Hong Kong billionaire Richard Li's FWD Group is considering listing in Singapore with a dual-class structure, as the insurer moves ahead with its initial public offering (IPO) preparations, people with knowledge of the matter said.
FWD is discussing with advisers the merits of listing in Singapore using such a structure, which can offer enhanced voting power to protect the influence of founders and management, according to the people. The insurer has consulted Singapore Exchange (SGX) officials about the possibility, the people said, asking not to be identified as the deliberations are private.
The Hong Kong-based company is also considering its home city as a potential listing venue, the people said. FWD has started laying the groundwork for an IPO that could take place in the next couple of years, Bloomberg News reported in June.
A Singapore listing of FWD, which manages more than US$26.6 billion (S$36.2 billion) of assets, would be a coup for the South-east Asian exchange as it seeks to grab a greater share of deals from competing financial centres. The bourse in June joined Hong Kong in approving regulations that allow companies to list with dual-class shares.

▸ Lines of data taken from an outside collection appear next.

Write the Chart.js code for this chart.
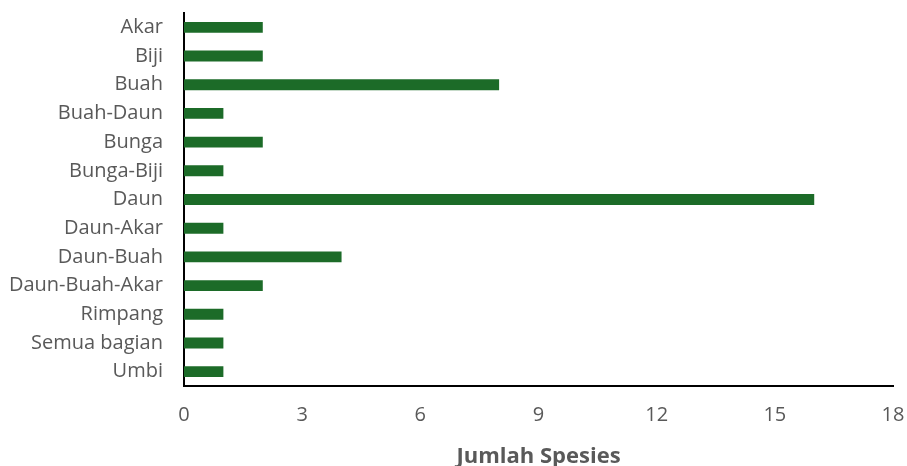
<!DOCTYPE html>
<html>
<head>
<meta charset="utf-8">
<script src="https://cdn.jsdelivr.net/npm/chart.js@4"></script>
<style>
  html, body { margin: 0; padding: 0; background: #fff; }
  #wrap { width: 907px; height: 466px; }
</style>
</head>
<body>
<div id="wrap"><canvas id="barChart" width="907" height="466"></canvas></div>
<script>
// bagian tumbuhan yang dipakai
var categories = ["Akar", "Biji", "Buah", "Buah-Daun", "Bunga", "Bunga-Biji", "Daun",
  "Daun-Akar", "Daun-Buah", "Daun-Buah-Akar", "Rimpang", "Semua bagian", "Umbi"];
var jumlahSpesies = [2, 2, 8, 1, 2, 1, 16, 1, 4, 2, 1, 1, 1];
var xTicks = [0, 3, 6, 9, 12, 15, 18];

var ctx = document.getElementById("barChart").getContext('2d');
var chart = new Chart(ctx, {
  type: 'bar',
  data: {
    labels: categories,
    datasets: [{
      data: jumlahSpesies,
      backgroundColor: "#1c6b28",
      categoryPercentage: 1,
      barPercentage: 0.38
    }]
  },
  options: {
    indexAxis: 'y',
    responsive: false,
    animation: false,
    layout: { padding: { top: 13, right: 14, left: 0, bottom: 0 } },
    plugins: { legend: { display: false }, tooltip: { enabled: false } },
    scales: {
      x: {
        min: 0, max: 18,
        afterBuildTicks: function (s) { s.ticks = xTicks.map(function (v) { return { value: v }; }); },
        afterFit: function (s) { s.height = 80; s.paddingLeft = 0; s.paddingRight = 0; },
        grid: { display: false },
        border: { display: true, color: "#000", width: 2 },
        ticks: { color: "#595959", padding: 9, font: { family: "Open Sans", size: 20 } },
        title: {
          display: true, text: "Jumlah Spesies", color: "#595959",
          padding: { top: 10, bottom: -4 },
          font: { family: "Open Sans", size: 22, weight: 'bold' }
        }
      },
      y: {
        afterFit: function (s) { s.width = 184; s.paddingTop = 0; s.paddingBottom = 0; },
        grid: { display: false },
        border: { display: true, color: "#000", width: 2 },
        ticks: { color: "#595959", padding: 13, font: { family: "Open Sans", size: 20 } }
      }
    }
  }
});
</script>
</body>
</html>
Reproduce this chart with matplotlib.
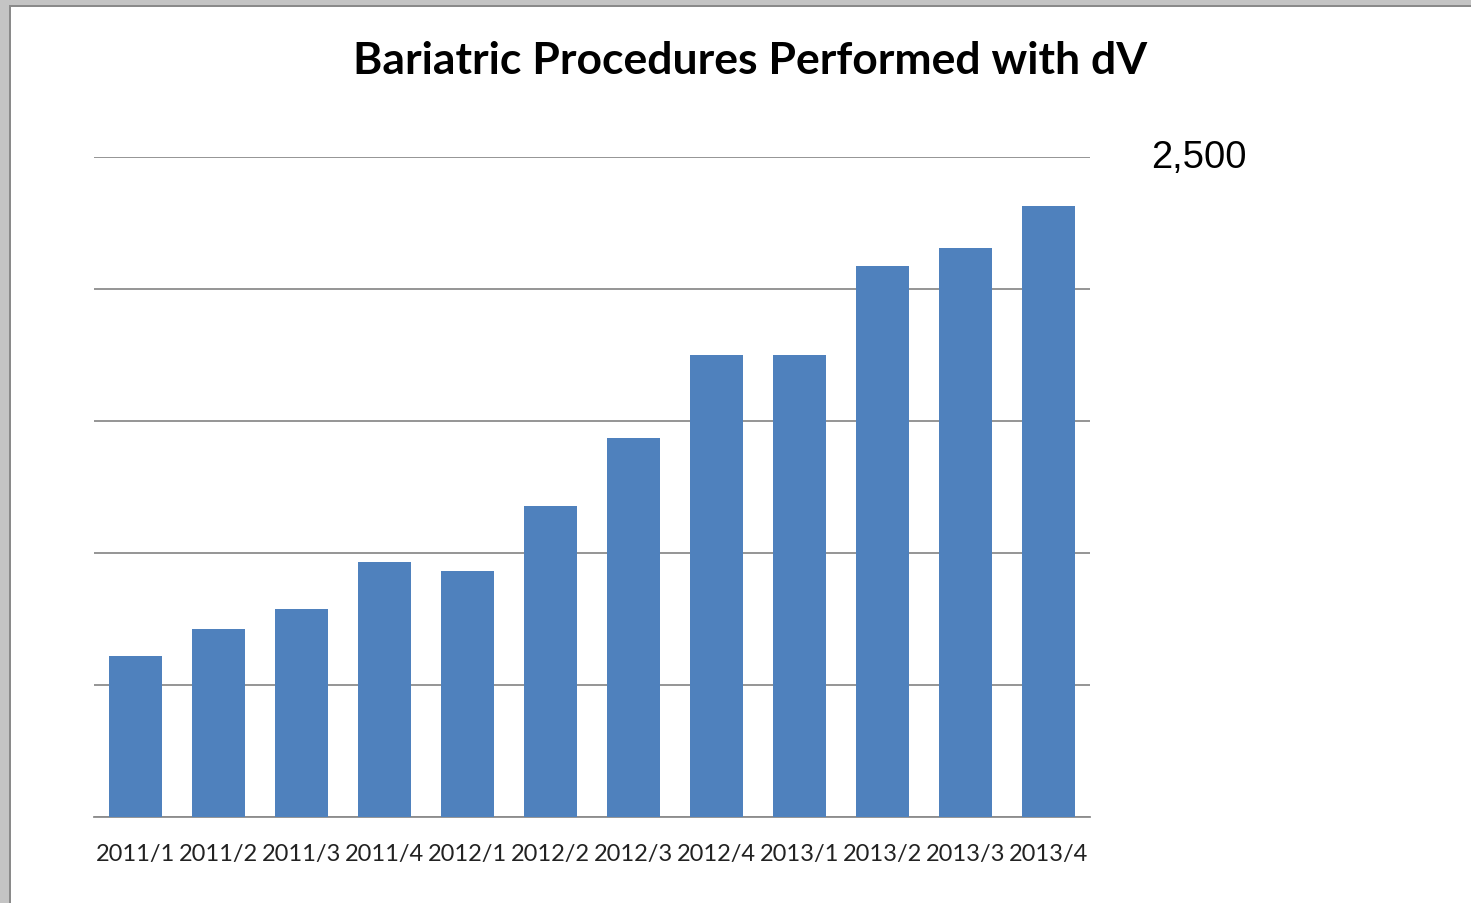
import matplotlib.pyplot as plt
from matplotlib.patches import Rectangle

quarters = ["2011/1", "2011/2", "2011/3", "2011/4", "2012/1", "2012/2",
            "2012/3", "2012/4", "2013/1", "2013/2", "2013/3", "2013/4"]
procedures = [610, 712, 788, 966, 932, 1178, 1436, 1750, 1750, 2087, 2155, 2314]
grid_values = [0, 500, 1000, 1500, 2000, 2500]
grid_labels = ["", "", "", "", "", "2,500"]

fig = plt.figure(figsize=(14.71, 9.04), dpi=100)

# window-like border with shadow on left and top
fig.patches.append(Rectangle((0, 0), 10 / 1471, 1, transform=fig.transFigure,
                             facecolor="#c4c4c4", edgecolor="none"))
fig.patches.append(Rectangle((0, 1 - 7 / 904), 1, 7 / 904, transform=fig.transFigure,
                             facecolor="#c4c4c4", edgecolor="none"))
fig.patches.append(Rectangle((9 / 1471, 0), 2 / 1471, 1 - 6 / 904, transform=fig.transFigure,
                             facecolor="#8a8a8a", edgecolor="none"))
fig.patches.append(Rectangle((9 / 1471, 1 - 8 / 904), 1, 2 / 904, transform=fig.transFigure,
                             facecolor="#8a8a8a", edgecolor="none"))

ax = fig.add_axes([94 / 1471, 1 - 818 / 904, 996 / 1471, 660 / 904])
x = range(len(quarters))
ax.bar(x, procedures, width=0.64, color="#4F81BD", zorder=3)

ax.set_xlim(-0.5, len(quarters) - 0.5)
ax.set_ylim(0, 2500)
ax.set_yticks(grid_values)
ax.set_yticklabels(grid_labels, family="Liberation Sans", fontsize=27.5)
ax.yaxis.tick_right()
ax.tick_params(axis="y", length=0, pad=44)
ax.grid(axis="y", color="#8c8c8c", linewidth=1.3, zorder=0)
ax.set_xticks(list(x))
ax.set_xticklabels(quarters, family="Lato", fontsize=17, color="#222222")
ax.tick_params(axis="x", length=0, pad=19)
for s in ["top", "right", "left"]:
    ax.spines[s].set_visible(False)
ax.spines["bottom"].set_color("#8c8c8c")
ax.spines["bottom"].set_linewidth(1.3)
for lbl in ax.get_yticklabels():
    lbl.set_verticalalignment("center")

fig.text(0.51, 0.932, "Bariatric Procedures Performed with dV", ha="center", va="center",
         family="Lato", fontweight="bold", fontsize=32)

fig.savefig("out.png", dpi=100)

No final decisions have been made, and there is no certainty the deliberations will lead to a transaction, according to the people. Representatives for FWD and SGX declined to comment.
The Singapore bourse has been working to attract big-ticket listings from overseas. It is considering a range of measures to woo a listing of energy giant Saudi Arabian Oil Co, people with knowledge of the matter said last year.
The exchange was pushing in 2011 to attract a share sale from English football team Manchester United, and it was seeking the next year to attract a listing of Formula One that could have raised as much as US$3 billion, Bloomberg News reported at the time. Manchester United eventually chose to list in the United States, while Formula One's IPO did not take place in part due to a volatile equity market.
FWD's backers include Singapore sovereign wealth fund GIC. Other investors include Swiss Re, the world's second-largest reinsurer, and Asian private equity firm RRJ Capital.
Mr Li, the son of Hong Kong's richest man, has been building FWD through acquisitions over the last five years. He formed the company after spending US$2.1 billion to buy ING Groep's insurance and pension units in Hong Kong, Macau and Thailand in 2013.
Since then, FWD has expanded in Japan and South-east Asia and tied up with banks in the region to sell its insurance policies. The company had over 2.7 million customers spread across eight Asian markets at the end of last year, its website shows. Thailand is FWD's biggest market in terms of customers, followed by its Hong Kong and Macau business, according to its website.